自分のことを一人称、それ以外の人達を複数人称で話す人はこころが疲れているのかもしれません。無料メルマガ『東北の人気メンタルトレーナーが送る『自信をはぐくむ、幸せな自分のなり方』』の著者・吉田こうじさんは、そういった話し方をしてしまう人が感じている孤独や劣等感を払拭する方法を紹介しています。
自分以外は全て敵という世界観
他人に振り回されてばかりでストレスを抱えている上に、そのストレスをさらに抑圧してしまい二重に苦しんでいるような人が発話する典型的な言葉のひとつに、「私」という単語があります。

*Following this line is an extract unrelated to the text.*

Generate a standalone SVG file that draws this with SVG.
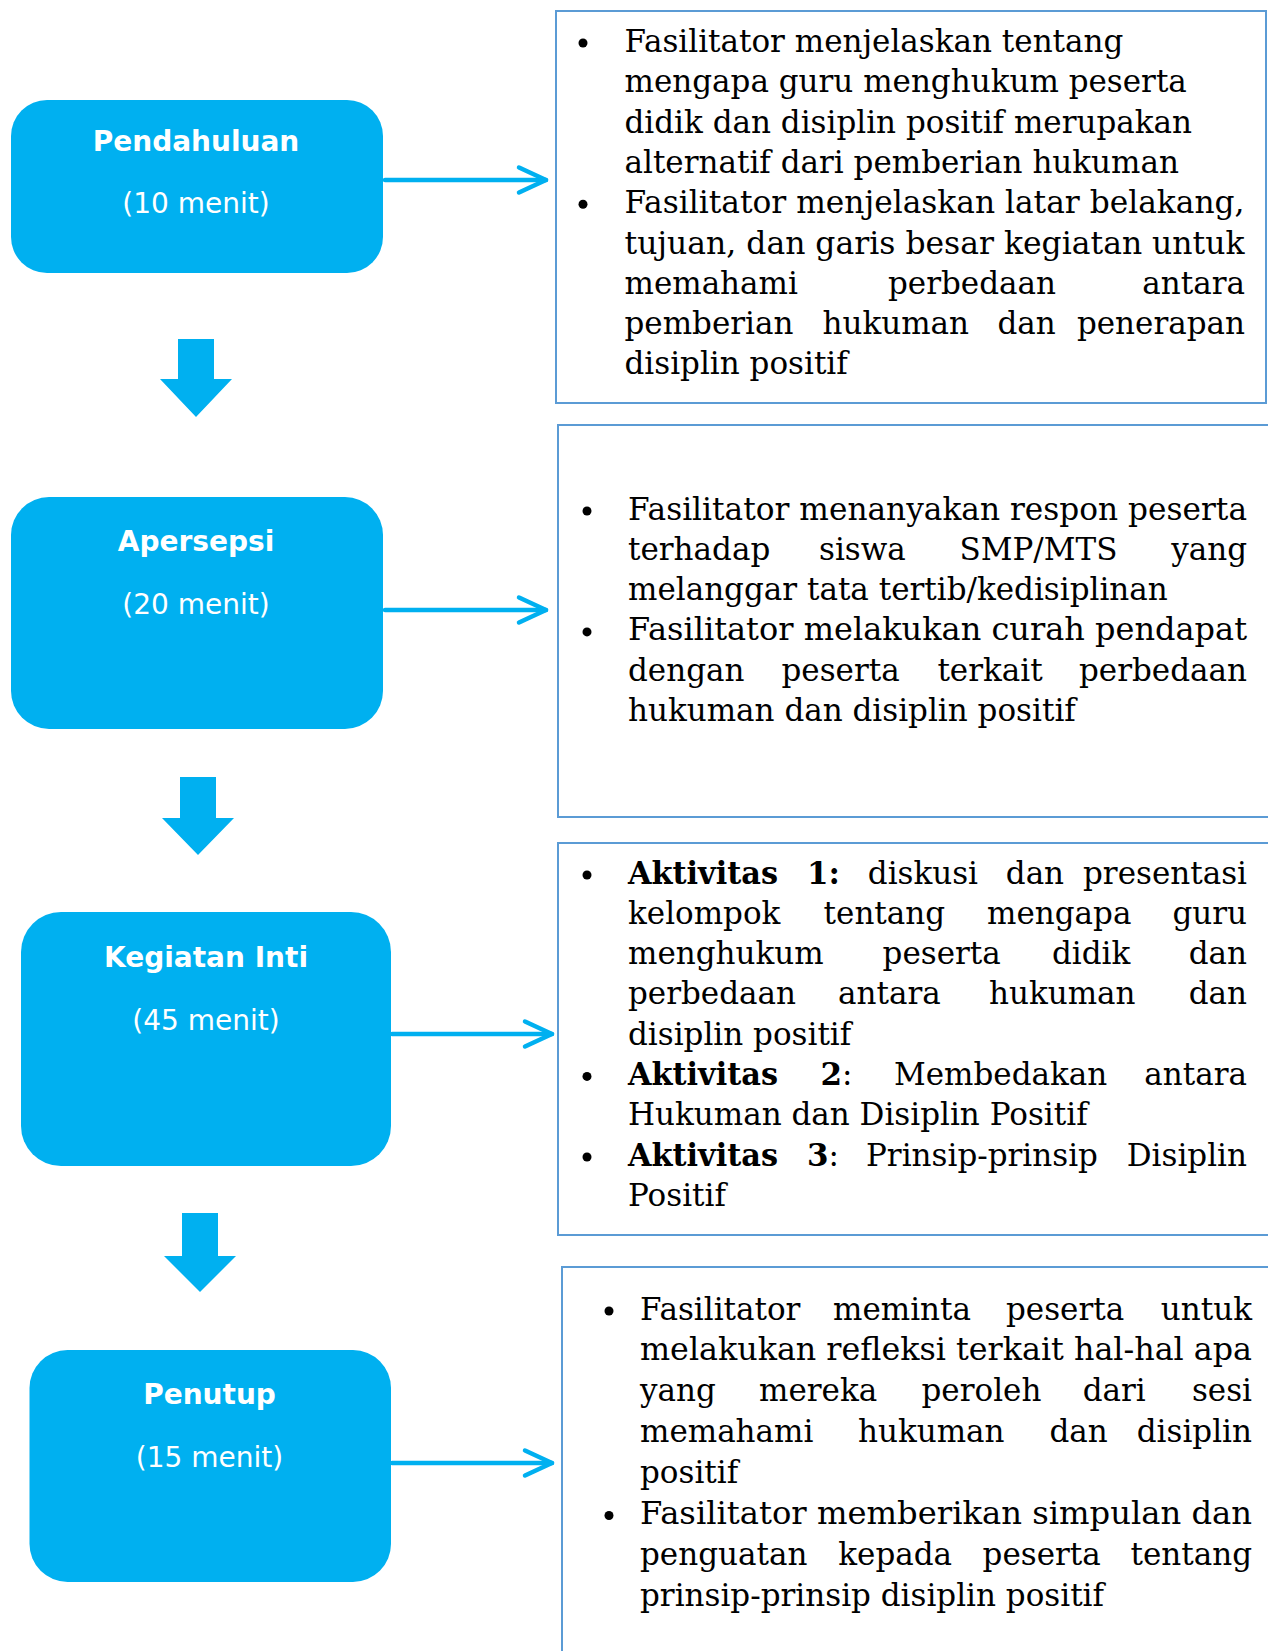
<svg xmlns="http://www.w3.org/2000/svg" width="1268" height="1651" viewBox="0 0 1268 1651">
<style>
.node{fill:#00B0F0}
.lbl{font-family:"DejaVu Sans",Verdana,sans-serif;font-size:28px;fill:#fff;text-anchor:middle}
.lb{font-weight:bold}
.box{fill:#fff;stroke:#5B9BD5;stroke-width:2}
.t{font-family:"DejaVu Serif","Liberation Serif",serif;font-size:31px;fill:#000}
.b{font-weight:bold}
.e{text-anchor:end}
.conn{stroke:#00B0F0;stroke-width:4.5;fill:none;stroke-linecap:round;stroke-linejoin:round}
.down{fill:#00B0F0}
.dot{fill:#000}
</style>
<rect width="1268" height="1651" fill="#fff"/>

<g id="connectors">
  <line class="conn" x1="385" y1="180" x2="546" y2="180"/>
  <polyline class="conn" points="519,167.5 546,180 519,192.5"/>
  <line class="conn" x1="385" y1="610" x2="546" y2="610"/>
  <polyline class="conn" points="519,597.5 546,610 519,622.5"/>
  <line class="conn" x1="392" y1="1034" x2="552" y2="1034"/>
  <polyline class="conn" points="525,1021.5 552,1034 525,1046.5"/>
  <line class="conn" x1="392" y1="1463" x2="552" y2="1463"/>
  <polyline class="conn" points="525,1450.5 552,1463 525,1475.5"/>
  <polygon class="down" points="178,339 214,339 214,379 232,379 196,417 160,379 178,379"/>
  <polygon class="down" points="180,777 216,777 216,818 234,818 198,855 162,818 180,818"/>
  <polygon class="down" points="182,1213 218,1213 218,1256 236,1256 200,1292 164,1256 182,1256"/>
</g>

<g id="pendahuluan">
  <rect class="node" x="11" y="100" width="372" height="173" rx="36"/>
  <text class="lbl lb" x="196" y="151">Pendahuluan</text>
  <text class="lbl" x="196" y="213">(10 menit)</text>
</g>

<g id="apersepsi">
  <rect class="node" x="11" y="497" width="372" height="232" rx="38"/>
  <text class="lbl lb" x="196" y="551">Apersepsi</text>
  <text class="lbl" x="196" y="614">(20 menit)</text>
</g>

<g id="kegiatan-inti">
  <rect class="node" x="21" y="912" width="370" height="254" rx="40"/>
  <text class="lbl lb" x="206" y="967">Kegiatan Inti</text>
  <text class="lbl" x="206" y="1030">(45 menit)</text>
</g>

<g id="penutup">
  <rect class="node" x="29.5" y="1350" width="361.5" height="232" rx="38"/>
  <text class="lbl lb" x="209.5" y="1404">Penutup</text>
  <text class="lbl" x="209.5" y="1467">(15 menit)</text>
</g>

<g id="box-pendahuluan">
  <rect class="box" x="556" y="11" width="710" height="392"/>
  <circle class="dot" cx="583" cy="43" r="4.5"/>
  <circle class="dot" cx="583" cy="204.2" r="4.5"/>
  <text class="t" x="624.5" y="52">Fasilitator menjelaskan tentang</text>
  <text class="t" x="624.5" y="92.3">mengapa guru menghukum peserta</text>
  <text class="t" x="624.5" y="132.6">didik dan disiplin positif merupakan</text>
  <text class="t" x="624.5" y="172.9">alternatif dari pemberian hukuman</text>
  <text class="t" x="624.5" y="213.2" textLength="620" lengthAdjust="spacingAndGlyphs">Fasilitator menjelaskan latar belakang,</text>
  <text class="t" x="624.5" y="253.5" textLength="620" lengthAdjust="spacingAndGlyphs">tujuan, dan garis besar kegiatan untuk</text>
  <text class="t" y="293.8"><tspan x="624.5">memahami</tspan><tspan x="888">perbedaan</tspan></text>
  <text class="t e" x="1245" y="293.8">antara</text>
  <text class="t" y="334.1"><tspan x="624.5">pemberian</tspan><tspan x="822.5">hukuman</tspan><tspan x="997.4">dan</tspan></text>
  <text class="t e" x="1245" y="334.1">penerapan</text>
  <text class="t" x="624.5" y="374.4">disiplin positif</text>
</g>

<g id="box-apersepsi">
  <rect class="box" x="558" y="425" width="712" height="392"/>
  <circle class="dot" cx="587" cy="511" r="4.5"/>
  <circle class="dot" cx="587" cy="631.9" r="4.5"/>
  <text class="t" x="628" y="519.5" textLength="619" lengthAdjust="spacingAndGlyphs">Fasilitator menanyakan respon peserta</text>
  <text class="t" y="559.8"><tspan x="628">terhadap</tspan><tspan x="819">siswa</tspan><tspan x="959.5">SMP/MTS</tspan></text>
  <text class="t e" x="1247" y="559.8">yang</text>
  <text class="t" x="628" y="600.1">melanggar tata tertib/kedisiplinan</text>
  <text class="t" x="628" y="640.4" textLength="619" lengthAdjust="spacingAndGlyphs">Fasilitator melakukan curah pendapat</text>
  <text class="t" y="680.7"><tspan x="628">dengan</tspan><tspan x="781.5">peserta</tspan><tspan x="937.4">terkait</tspan></text>
  <text class="t e" x="1247" y="680.7">perbedaan</text>
  <text class="t" x="628" y="721">hukuman dan disiplin positif</text>
</g>

<g id="box-kegiatan-inti">
  <rect class="box" x="558" y="843" width="712" height="392"/>
  <circle class="dot" cx="587" cy="875" r="4.5"/>
  <circle class="dot" cx="587" cy="1076.4" r="4.5"/>
  <circle class="dot" cx="587" cy="1157" r="4.5"/>
  <text class="t" y="883.5"><tspan class="b" x="628" textLength="150" lengthAdjust="spacingAndGlyphs">Aktivitas</tspan><tspan class="b" x="807">1:</tspan><tspan x="867.8">diskusi</tspan><tspan x="1005.8">dan</tspan></text>
  <text class="t e" x="1247" y="883.5">presentasi</text>
  <text class="t" y="923.8"><tspan x="628">kelompok</tspan><tspan x="823.6">tentang</tspan><tspan x="987">mengapa</tspan></text>
  <text class="t e" x="1247" y="923.8">guru</text>
  <text class="t" y="964.1"><tspan x="628">menghukum</tspan><tspan x="882.6">peserta</tspan><tspan x="1052">didik</tspan></text>
  <text class="t e" x="1247" y="964.1">dan</text>
  <text class="t" y="1004.4"><tspan x="628">perbedaan</tspan><tspan x="838">antara</tspan><tspan x="989">hukuman</tspan></text>
  <text class="t e" x="1247" y="1004.4">dan</text>
  <text class="t" x="628" y="1044.7">disiplin positif</text>
  <text class="t" y="1085"><tspan class="b" x="628" textLength="150" lengthAdjust="spacingAndGlyphs">Aktivitas</tspan><tspan class="b" x="820.5">2</tspan><tspan>:</tspan><tspan x="894">Membedakan</tspan></text>
  <text class="t e" x="1247" y="1085">antara</text>
  <text class="t" x="628" y="1125.3">Hukuman dan Disiplin Positif</text>
  <text class="t" y="1165.6"><tspan class="b" x="628" textLength="150" lengthAdjust="spacingAndGlyphs">Aktivitas</tspan><tspan class="b" x="807">3</tspan><tspan>:</tspan><tspan x="866">Prinsip-prinsip</tspan></text>
  <text class="t e" x="1247" y="1165.6">Disiplin</text>
  <text class="t" x="628" y="1205.9">Positif</text>
</g>

<g id="box-penutup">
  <rect class="box" x="562" y="1267" width="710" height="400"/>
  <circle class="dot" cx="609" cy="1311" r="4.5"/>
  <circle class="dot" cx="609" cy="1515.5" r="4.5"/>
  <text class="t" y="1319.5"><tspan x="640">Fasilitator</tspan><tspan x="833">meminta</tspan><tspan x="1006">peserta</tspan></text>
  <text class="t e" x="1252" y="1319.5">untuk</text>
  <text class="t" x="640" y="1360.4" textLength="612" lengthAdjust="spacingAndGlyphs">melakukan refleksi terkait hal-hal apa</text>
  <text class="t" y="1401.3"><tspan x="640">yang</tspan><tspan x="759">mereka</tspan><tspan x="921.5">peroleh</tspan><tspan x="1082.7">dari</tspan></text>
  <text class="t e" x="1252" y="1401.3">sesi</text>
  <text class="t" y="1442.2"><tspan x="640">memahami</tspan><tspan x="858">hukuman</tspan><tspan x="1049.4">dan</tspan></text>
  <text class="t e" x="1252" y="1442.2">disiplin</text>
  <text class="t" x="640" y="1483.1">positif</text>
  <text class="t" x="640" y="1524" textLength="612" lengthAdjust="spacingAndGlyphs">Fasilitator memberikan simpulan dan</text>
  <text class="t" y="1564.9"><tspan x="640">penguatan</tspan><tspan x="838.3">kepada</tspan><tspan x="982.6">peserta</tspan></text>
  <text class="t e" x="1252" y="1564.9">tentang</text>
  <text class="t" x="640" y="1605.8">prinsip-prinsip disiplin positif</text>
</g>
</svg>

「私が」「私に」「私だけ」「私だって」「私こそ」…。
こんなふうに、「一人称」で悩みやら不満を語るという特徴があります。
一方、不満の相手方に対しては「あの人たち」「彼らは」「彼女らは」「みんな」といった感じで、相手については「複数人称」で語るのです。
もちろん、悩みは個人的なものですから、話す際に一人称になるのも理解はできますが、とは言っても、一般的に悩みって「誰かとの関係性」の中で生まれるものですよね?
関係性ですから、むしろ「私たち」「我々」という一人称複数の単語が出てくることって自然のことのように思うのですが、お話を伺う中では、ほぼほぼ登場することはありません。
なぜ「私たち」とか「我々」といった表現をしないのかというと、マズローのいう「欠乏欲求」がまるで満たされていない…大きな社会の中で自分だけが孤立した存在だと感じているからじゃないかなと思います。
社会とのつながりや、誰かとの絆的なものを感じていれば、自然と自分のことも「複数人称」で表現します。たとえば、「我々の会社は」「私たちの関係は」「私たちの家族は」みたいな感じです。
でも、自分のことは「一人称」だけで語り、それ以外の人たちを「複数人称」で語ると言うことは、【自分以外は全て敵】【自分だけが孤立状態】という前提を持っていると言えるわけで…。
で、悩ましいことに、自分が社会から孤立していて、自分以外は全て敵みたいに思っちゃっているときは、社会から受け入れられない理由探しばかりに夢中になってしまうので、たとえば「能力が足りないせいだ」「人よりもこの部分が劣っているせいだ」などと劣等感や無力感をどんどん強化してしまいます。
そうやって、他人と自分とを比較しては自分の足りないところ探しばかりすればするほど、「不足感」「不十分感」といった「欠乏欲求」が増幅されていき、深刻な欲求不満体質が進行します。
そういう意味でも、たとえいま時点で引きこもっていたとしても…家庭の中だけにいたとしても…仕事をしているのであれば、なおさらのこと…社会の構成員であるといった意識を持つことはとても大切だし、できれば実際に社会とのつながりを感じらるようななんらかのアクションを起こし続けることはとても大切です。
それと、もっと大切なことは…劣等感に苛まれて孤独を感じているときって、社会的な地位とか、資格とか、何かと「カタチのあるもの」で自分の存在価値を高める方向に、一人で頑張りがちです。
ですが、実は「カタチあるもの」を身につけようと一人で頑張るよりも、もっと素直な自分をさらけ出し、耳の痛い話なども素直に受け入れながら自分の内面を磨くことの方に頑張った方が、劣等感や孤独感から早く抜け出せるということは、知っておいた方がいいかと思います。
そして、他者や社会に受け入れられるのは、
「社会的な地位や能力など、目に見えたりカタチあるものをたくさん持っているからではなく、内面の豊かさを持っているから」
ということが腑に落ちると、「自分以外は敵」といった不安と緊張に満ちた世界観から抜け出して、自分らしく生きることが容易な世界観を手にすることができると思います。
そのためには、「イタい自分をさらけ出す勇気」を発揮する必要があります。これまでなら、
「こんなこと言ったら嫌われる」
「こんなこと言ったらバカにされる」
「こんなこと言ったら笑われる」
そう思って、自分の本音を押し殺してしまったような場面でも、勇気を振り絞って言ってみる…。自分の本音を言えているという実感が積み重なると、「自分以外は全て敵」みたいな孤独の恐怖に覆われた世界観を払拭することができると思いますよ。